For Ojay Esangbedo, a 21-year-old Nigerian immigrant who came to North Philadelphia at age 16, there is a general – but small – conflict between African immigrants and African Americans.

“There’s tension to a certain degree,” he said in a telephone interview. However, he said the tension is only in the United States.

The tension is “not a major problem” Esangbedo said, but he said it’s underreported. “In media or TV you don’t really see it,” he said.

Esangbedo, a senior majoring in African American studies, said he “didn’t really have to change” when he arrived in the United States, despite only being here for five years.

“I still do got a little accent,” Esangbedo said, but it was never strong. “People think I’m African American.” When asked if he felt insulted by that, Esangbedo said no.

“All people of African descent are all one,” said Esangbedo, who describes himself as “the most outspoken member of OAS.”

Alexandria Tejada, a psychology major, said she considers herself black and Puerto Rican.

“It’s weird because someone told me that I looked Cambodian. Most of the time, I just say I’m just black.

“I think people are making it more complicated than it is,” Tejada said in an interview last fall. “We are all black … Ask a white person, that person is going to say they’re black and that’s without hearing them speak. It’s because of what we’re taught. We don’t really learn about our heritage.”

Brittany Chance, a communications major, said “I really always felt the tension.”

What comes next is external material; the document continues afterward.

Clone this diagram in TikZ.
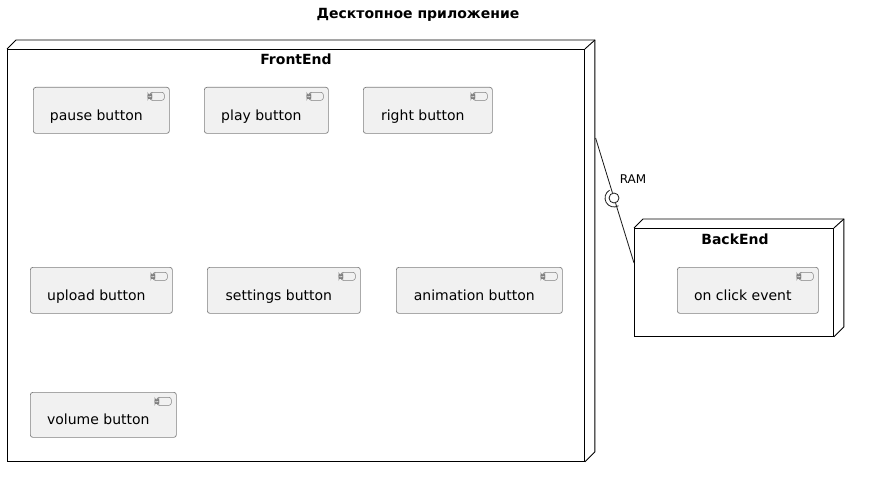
\documentclass[tikz,border=0pt]{standalone}
\usepackage{fontspec}
\setmainfont{DejaVu Sans}
\usepackage{tikz}
\usetikzlibrary{calc,positioning}
\definecolor{compfill}{HTML}{F1F1F1}
\definecolor{compline}{HTML}{808080}
\definecolor{edge}{HTML}{181818}
\tikzset{
  frameline/.style={draw=black, line width=0.9pt},
  nodeframe/.style={
    rectangle, frameline, fill=white,
    anchor=north west, inner sep=0pt
  },
  frametitle/.style={
    anchor=base, font=\bfseries\fontsize{14}{16}\selectfont
  },
  compbox/.style={
    rectangle, draw=compline, fill=compfill, line width=0.7pt,
    rounded corners=2.5pt, anchor=north west,
    minimum width=#1, minimum height=46,
    font=\fontsize{14}{16}\selectfont,
    text height=20pt, text depth=0pt,
    execute at end node={\hspace*{10pt}},
    path picture={
      \draw[compline, line width=0.5pt, fill=compfill]
        ([shift={(-19.5,5)}]path picture bounding box.north east) rectangle ++(14.5,8);
      \draw[compline, line width=0.5pt, fill=compfill]
        ([shift={(-21.5,6.7)}]path picture bounding box.north east) rectangle ++(4,1.6);
      \draw[compline, line width=0.5pt, fill=compfill]
        ([shift={(-21.5,9.7)}]path picture bounding box.north east) rectangle ++(4,1.6);
    }
  },
  compbox/.default=130,
  ball/.style={circle, draw=edge, line width=0.8pt, fill=white,
    minimum size=10, inner sep=0pt},
  wire/.style={draw=edge, line width=0.8pt},
  labelnode/.style={font=\fontsize{12}{14}\selectfont}
}
% back faces of a node frame
\newcommand{\nodedepth}[1]{%
  \draw[frameline] (#1.north west) -- ++(9,-9) -| ($(#1.south east)+(10,-10)$) -- (#1.south east);
  \draw[frameline] (#1.north east) -- ++(10,-9);
}

\begin{document}
\begin{tikzpicture}[x=1pt, y=-1pt]
  \useasboundingbox (0,0) rectangle (869,476);

  \node[frametitle] (title) at (418,19) {Десктопное приложение};

  % FrontEnd
  \node[nodeframe, minimum width=577, minimum height=412] (frontend) at (7,49) {};
  \nodedepth{frontend}
  \node[frametitle] (fetitle) at (296,65) {FrontEnd};

  \node[compbox=136] (pause) at (33,87) {pause button};
  \node[compbox=124] (play) at (204,87) {play button};
  \node[compbox=129] (right) at (363,87) {right button};
  \node[compbox=142] (upload) at (30,267) {upload button};
  \node[compbox=153] (settings) at (207,267) {settings button};
  \node[compbox=166] (animation) at (396,267) {animation button};
  \node[compbox=146, minimum height=45] (volume) at (30,392) {volume button};

  % BackEnd
  \node[nodeframe, minimum width=199, minimum height=108] (backend) at (634,228) {};
  \nodedepth{backend}
  \node[frametitle] (betitle) at (735,244) {BackEnd};
  \node[compbox=141] (onclick) at (677,267) {on click event};

  % RAM interface
  \node[ball] (ram) at (614,198) {};
  \coordinate (feport) at ($(frontend.north east)+(10.7,89)$);
  \coordinate (beport) at ($(backend.north west)+(0,35)$);
  \draw[wire] (feport) -- (ram);
  \draw[wire] (ram) -- (beport);
  \draw[wire] (ram.center) ++(-120:9) arc[start angle=-120, end angle=-300, radius=9];
  \node[labelnode] (ramlabel) at (633,179) {RAM};
\end{tikzpicture}
\end{document}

Chance is of Grenadian and Jamaican descent. Though the sophomore was born in the United States, she said when she and her family talk about “home,” they are not referring to Africa, but rather the West Indian nation Grenada. Chance said, however, she does not consider herself African because “I don’t know much about African culture. You have to know about the culture to claim it as yours,” Chance said.